The square, freestanding pizza shop at the intersection of Clearwater-Largo and Rosery roads is unbecoming on the outside. It blends with the nonchalance of a speakeasy storefront.
Beyond the tinted front door, from walls to rafters, the vibe is pinstripes and tommy guns, a black-and-white film reel romance with Prohibition gangsters, set to the smell of hot calzone crust rising in the background.
Pizza restaurants that exude character like John Dillinger did swagger seem to have died off like the famed mob years, replaced over the decades by dime-a-dozen chain joints.
But in Largo, as it has been doing for the past 20 years this month, Untouchables Pizza and Pasta has managed to preserve not only its distinct personality but survive at a time when many nearby businesses have shuttered.
The restaurant's story began in the summer of 1990, shortly after Joanne and David Barnes, then a young married couple in their 30s with 8-year-old and 6-month-old daughters, moved to Pinellas County from their native Chicago — mostly for the better weather.
The climate was indeed fairer, but something the Chicagoans knew and loved was not.
"We couldn't find a good pizza place," Joanne said.
She worked as a waiter. He at a car dealership.
Still, the couple had an idea. They should open their own pizzeria.
Joanne said the spirit of the time then seemed to be 1950s revival, malt and burger shops bedecked with poodle skirt flair.

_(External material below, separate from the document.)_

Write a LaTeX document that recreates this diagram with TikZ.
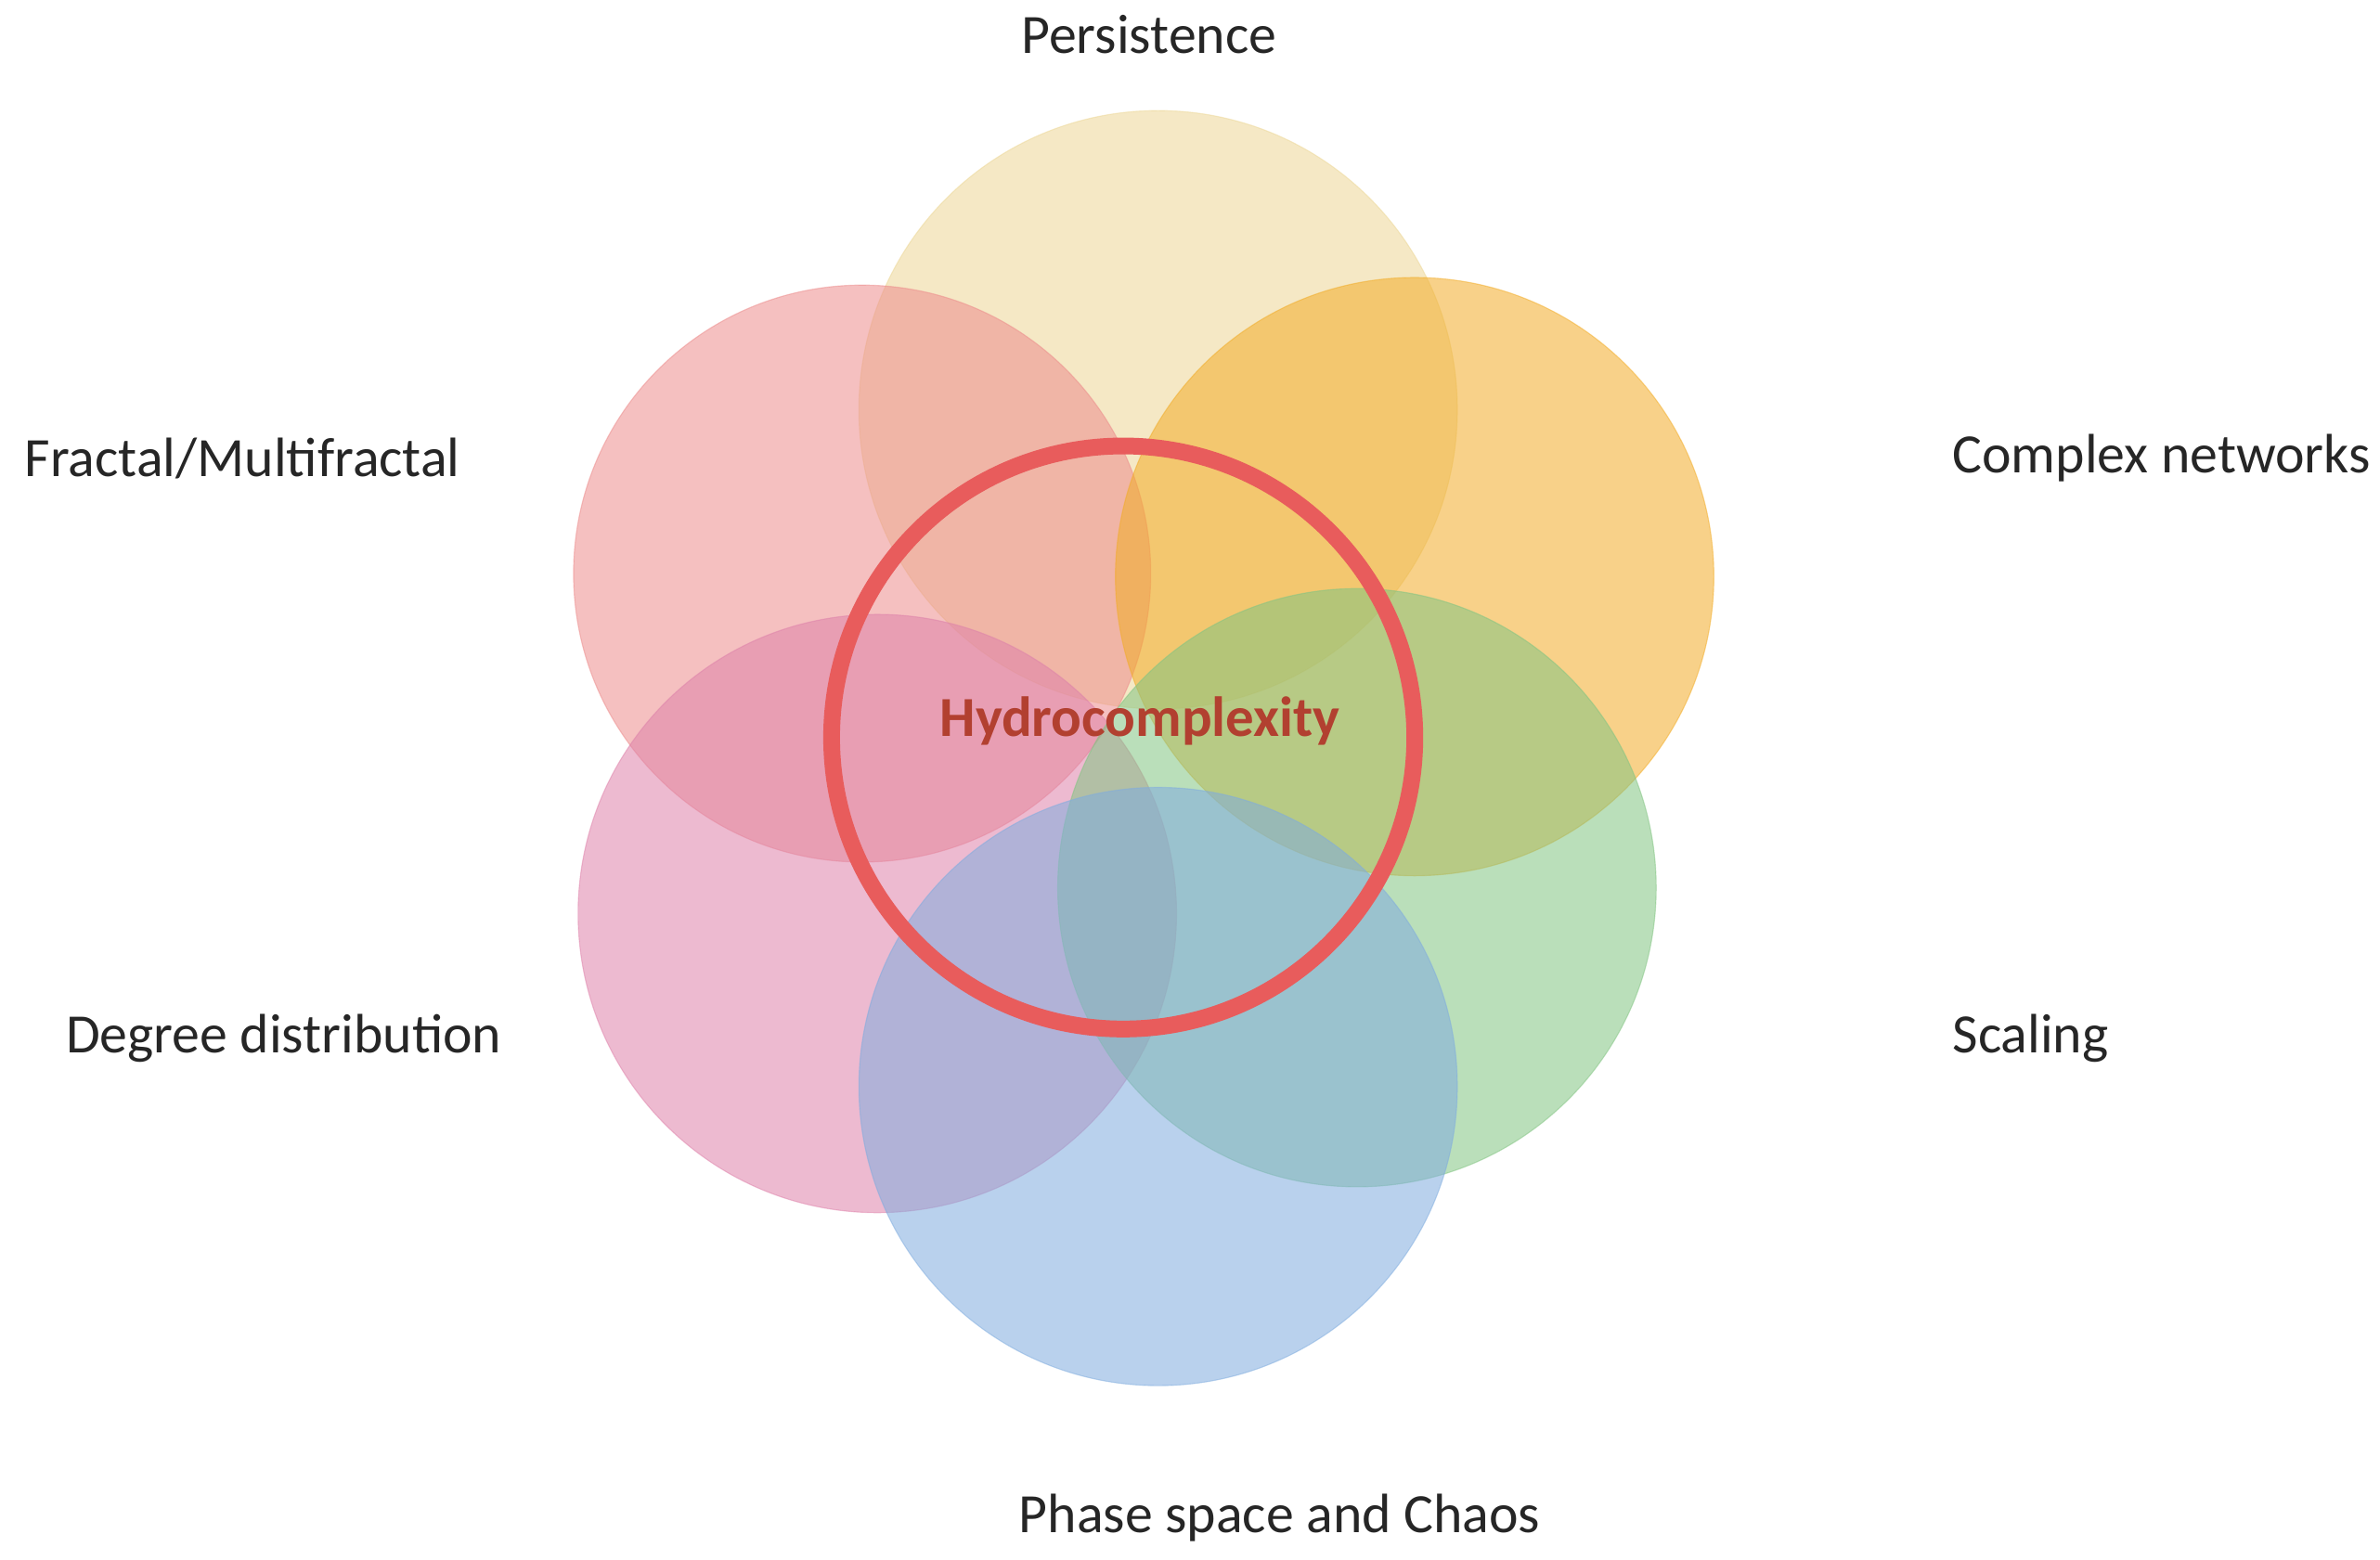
\documentclass[tikz,border=0pt]{standalone}
\usepackage{fontspec}
\setmainfont{Carlito}
\definecolor{persist}{RGB}{236,214,150}
\definecolor{fractal}{RGB}{236,140,140}
\definecolor{complexnw}{RGB}{242,172,40}
\definecolor{degree}{RGB}{222,130,170}
\definecolor{scaling}{RGB}{130,196,130}
\definecolor{phase}{RGB}{128,172,222}
\definecolor{ring}{RGB}{232,92,92}
\definecolor{hydro}{RGB}{178,64,48}
\tikzset{
  bubble/.style={circle,minimum size=3.94cm,inner sep=0pt,fill opacity=0.55,draw opacity=0.5,very thin},
  lbl/.style={font=\fontsize{10.4}{12}\selectfont,text=black!85}
}
\begin{document}
\begin{tikzpicture}[x=0.01cm,y=-0.01cm]
        \useasboundingbox (0,0) rectangle (1568,1028);

        \node[bubble,fill=persist,draw=persist] (Persistence) at (763,270) {};
        \node[bubble,fill=fractal,draw=fractal,minimum size=3.8cm] (Fractal) at (568,378) {};
        \node[bubble,fill=complexnw,draw=complexnw] (Complex) at (932,380) {};
        \node[bubble,fill=degree,draw=degree] (Degree) at (578,602) {};
        \node[bubble,fill=scaling,draw=scaling] (Scaling) at (894,585) {};
        \node[bubble,fill=phase,draw=phase] (Phase) at (763,716) {};

        \node[circle,draw=ring,line width=0.11cm,minimum size=3.84cm] (Ring) at (740,486) {};
        \node[font=\fontsize{10.6}{12}\selectfont\bfseries,text=hydro] (Hydro) at (751,475) {Hydrocomplexity};

        \node[lbl] (PersistenceLbl) at (757,23) {Persistence};
        \node[lbl,anchor=west] (FractalLbl) at (4,302) {Fractal/Multifractal};
        \node[lbl,anchor=west] (ComplexLbl) at (1274,302) {Complex networks};
        \node[lbl,anchor=west] (DegreeLbl) at (31,684) {Degree distribution};
        \node[lbl,anchor=west] (ScalingLbl) at (1274,684) {Scaling};
        \node[lbl] (PhaseLbl) at (843,1000) {Phase space and Chaos};
\end{tikzpicture}
\end{document}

As the area's current dearth of Fuddruckers can attest, that fad didn't last.
But like the original 1950s TV show Untouchables that plays on a constant loop on screens inside the restaurant (and was later made into a Hollywood hit), something about gangsters seemed enduring.
They went with that.
What began as a few newsprint headlines framed on the walls — "U.S. Agents Keep Capone Vigil," "3 Shot in Chicago Gangster War" — turned into a menagerie of all things mob and G-man.
The walls in the dining area are a veritable museum of memorabilia.
The theme over the years has been unwavering. And the restaurant, a sand castle for the not-quite Bonnie and Clyde.
On a family trip to Olde Towne in Kissimmee, David Barnes saw a mannequin in a store display he thought looked like the perfect gangster. He wanted it for his restaurant.
It wasn't for sale.
"Everything has a price," he told the store owner.
Holding a tommy gun, the dummy now sits in the restaurant.
"We call him Guido," David Barnes said. "Parents tell their kids, if you don't eat your food, this guy's going to get you."
While business has been slower lately — enough to still stay afloat, but down from most of the last two decades — the restaurant's regulars have stayed loyal, many of whom grew up eating at Untouchables.
Tiffany McKinney, 27, took karate lessons near the restaurant when she was a girl and ate there with her parents afterward. She now lives in St. Petersburg.
Dishes with names like "Godfather Special" and "Windy City White" have kept her coming back.
"I drive up here for the food," McKinney said, "so my kids can enjoy it too."